Appels d’un jugement de la Cour supérieure ayant accueilli en partie une demande en réclamation de dommages-intérêts. Rejetés.

En 2012, l’appelante, dont l’unique actionnaire était pharmacien, a acheté un immeuble avec l’intention d’y ouvrir, dès janvier 2014, une pharmacie après avoir résilié unilatéralement les baux commerciaux des locataires qui occupaient les lieux. L'une des locataires a refusé de quitter son local et la Cour supérieure, en 2013, lui a donné raison, compte tenu de la clause subrogatoire rédigée par le notaire intimé dans l’acte de vente de l’immeuble. L’appelante a donc ouvert une pharmacie dans un local plus petit. En novembre 2016, la locataire a résilié son bail et l’appelante, dont la moitié des actions avaient été cédées en juin 2016 à un autre pharmacien, a ouvert en avril 2017 une nouvelle pharmacie dans le local ainsi libéré. En août 2018, l’appelante a vendu l’ensemble de ses actions et l’immeuble à ce pharmacien. En mai 2022, la Cour supérieure, se prononçant sur le recours intenté par l’appelante contre le notaire intimé, qui a reconnu sa faute relativement à la clause subrogatoire, a accordé une indemnité de 309 732 $, dont 134 160 $ pour la perte de profits découlant de l’installation tardive de la pharmacie dans le local qui lui était initialement destiné.

Les appels ne visent que la question de la perte de profits futurs, l’appelante reprochant au juge d’avoir tenu compte de la vente de ses actions, soit des faits postérieurs à la cristallisation du préjudice. Pour sa part, l’intimé soutient que le juge a erré en refusant de déduire les frais de financement que l'appelante aurait supportés si elle avait ouvert sa pharmacie dans le local initialement prévu, et ce, dès le 1er janvier 2014.

La jurisprudence relative à la perte de profits futurs tend à tenir compte des événements postérieurs à la date du préjudice qui, parfois, transforment en certitudes les projections sur lesquelles se fonde la réclamation de dommages-intérêts, mais qui, d'autres fois, les démontent, permettant dans l’un et l’autre cas une évaluation plus juste du préjudice véritablement subi.

En l'espèce, l’évaluation de la perte des profits futurs de l’appelante s'est faite sur la base d’extrapolations. La preuve administrée lors du procès, qui a eu lieu en 2021, permettait d’évaluer plus justement la perte de profits qu'elle avait véritablement subie. C’est cette réalité qui doit l’emporter.

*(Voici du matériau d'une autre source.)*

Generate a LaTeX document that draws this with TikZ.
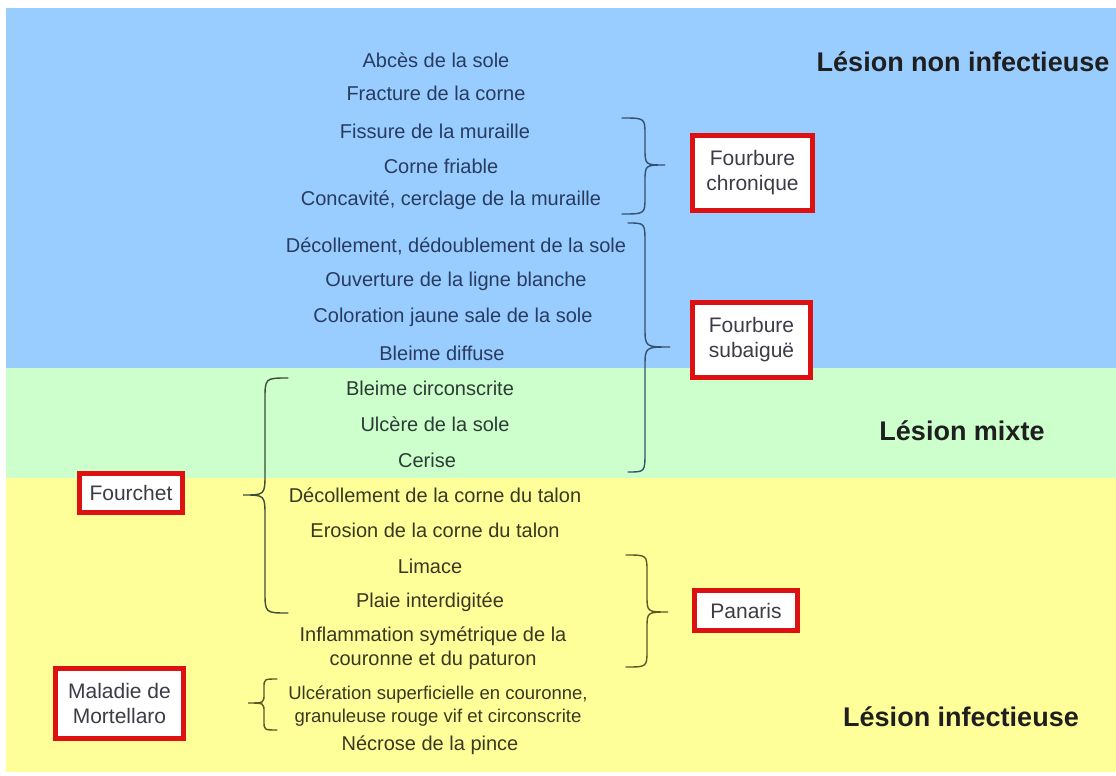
\documentclass[tikz,border=0pt]{standalone}
\usepackage{fontspec}
\setmainfont{Liberation Sans}
\definecolor{bgblue}{HTML}{99CCFF}
\definecolor{bggreen}{HTML}{CCFFCC}
\definecolor{bgyellow}{HTML}{FFFF99}
\definecolor{txtblue}{HTML}{283C60}
\definecolor{txtgreen}{HTML}{2C3C34}
\definecolor{txtyellow}{HTML}{3A3820}
\definecolor{boxred}{HTML}{DD1111}
\definecolor{boxtext}{HTML}{3C3C48}
\definecolor{brblue}{HTML}{34506E}
\definecolor{brgreen}{HTML}{3E4C38}
\definecolor{bryellow}{HTML}{5C5628}
\newcommand\mybracepath[7]{(#1,#4) .. controls (#2,#4) .. (#2,#4+#7) -- (#2,#5-#7) .. controls (#2,#5) .. (#3,#5) .. controls (#2,#5) .. (#2,#5+#7) -- (#2,#6-#7) .. controls (#2,#6) .. (#1,#6)}
\begin{document}
\begin{tikzpicture}[x=1pt,y=-1pt,
  item/.style={font=\fontsize{20}{23.5}\selectfont, inner sep=0pt, anchor=center, align=center},
  itemb/.style={item, text=txtblue},
  itemg/.style={item, text=txtgreen},
  itemy/.style={item, text=txtyellow},
  header/.style={font=\fontsize{27}{30}\selectfont\bfseries, inner sep=0pt, text=black!88},
  redbox/.style={draw=boxred, line width=5pt, fill=white, align=center, inner sep=2pt,
     font=\fontsize{21}{25}\selectfont, text=boxtext},
  bracel/.style={line width=1.4pt, line cap=round}]
\useasboundingbox (0,0) rectangle (1116,776);
\fill[white] (0,0) rectangle (1116,776);
\fill[bgblue] (6,8) rectangle (1116,368);
\fill[bggreen] (6,368) rectangle (1116,478);
\fill[bgyellow] (6,478) rectangle (1116,772);

% headers
\node[header] (h1) at (963,62) {Lésion non infectieuse};
\node[header] (h2) at (962,431) {Lésion mixte};
\node[header] (h3) at (961,717) {Lésion infectieuse};

% items
\node[itemb] (t1) at (436,60) {Abcès de la sole};
\node[itemb] (t2) at (436,93) {Fracture de la corne};
\node[itemb] (t3) at (435,131) {Fissure de la muraille};
\node[itemb] (t4) at (441,166) {Corne friable};
\node[itemb] (t5) at (451,200) {Concavité, cerclage de la muraille};
\node[itemb] (t6) at (456,246) {Décollement, dédoublement de la sole};
\node[itemb] (t7) at (456,281) {Ouverture de la ligne blanche};
\node[itemb] (t8) at (453,317) {Coloration jaune sale de la sole};
\node[itemb] (t9) at (442,353) {Bleime diffuse};
\node[itemg] (t10) at (430,388) {Bleime circonscrite};
\node[itemg] (t11) at (435,424) {Ulcère de la sole};
\node[itemg] (t12) at (427,460) {Cerise};
\node[itemy] (t13) at (435,495) {Décollement de la corne du talon};
\node[itemy] (t14) at (435,530) {Erosion de la corne du talon};
\node[itemy] (t15) at (430,566) {Limace};
\node[itemy] (t16) at (430,602) {Plaie interdigitée};
\node[itemy] (t17) at (433,648) {Inflammation symétrique de la\\couronne et du paturon};
\node[itemy, font=\fontsize{18.5}{23.5}\selectfont] (t18) at (438,706) {Ulcération superficielle en couronne,\\granuleuse rouge vif et circonscrite};
\node[itemy] (t19) at (430,745) {Nécrose de la pince};

% boxes
\node[redbox, minimum width=120pt, minimum height=75pt] (fc) at (752.5,173) {Fourbure\\chronique};
\node[redbox, minimum width=118pt, minimum height=75pt] (fs) at (751.5,340) {Fourbure\\subaiguë};
\node[redbox, minimum width=103pt, minimum height=39pt] (fo) at (131,493) {Fourchet};
\node[redbox, minimum width=103pt, minimum height=40pt] (pa) at (746,610.5) {Panaris};
\node[redbox, minimum width=128pt, minimum height=70pt] (mm) at (119.5,703.5) {Maladie de\\Mortellaro};

% braces
\draw[bracel, brblue] \mybracepath{622}{645}{665}{118}{165}{214}{17};
\draw[bracel, brblue] \mybracepath{628}{645}{670}{223}{347}{472}{20};
\draw[bracel, brgreen] \mybracepath{288}{265}{243}{378}{495}{613}{22};
\draw[bracel, bryellow] \mybracepath{626}{647}{668}{555}{612}{667}{17};
\draw[bracel, bryellow] \mybracepath{277}{264}{248}{679}{703}{730}{9};
\end{tikzpicture}
\end{document}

L’article 1611 du Code civil du Québec (L.Q. 1991, c. 64) permet de réclamer une indemnité destinée à compenser le préjudice futur, s’il est certain, mais cela ne signifie que ce préjudice doit ou peut être évalué immédiatement. Lorsqu’il s’agit d’un préjudice relevant de la perte de profits futurs, la somme réclamée au moment où l’action est intentée n’est qu’une approximation, qui sera modifiée à la faveur des faits qui se produiront par la suite.

En vendant ses actions à un tiers pour des raisons étrangères à la faute de l’intimé, l’appelante s’est privée de profits futurs, pour lesquels elle ne peut réclamer une compensation. Le juge n’a donc pas commis d’erreur en réduisant de moitié la perte de profits de juin 2016 à août 2018 et en refusant toute indemnité à l’appelante pour la période postérieure à août 2018. D'autre part, il n'a pas commis une erreur manifeste et déterminante en concluant que l’appelante, à l’époque pertinente, aurait pu supporter elle-même les coûts d’aménagement et d’installation de la pharmacie dans le local qui lui était initialement destiné.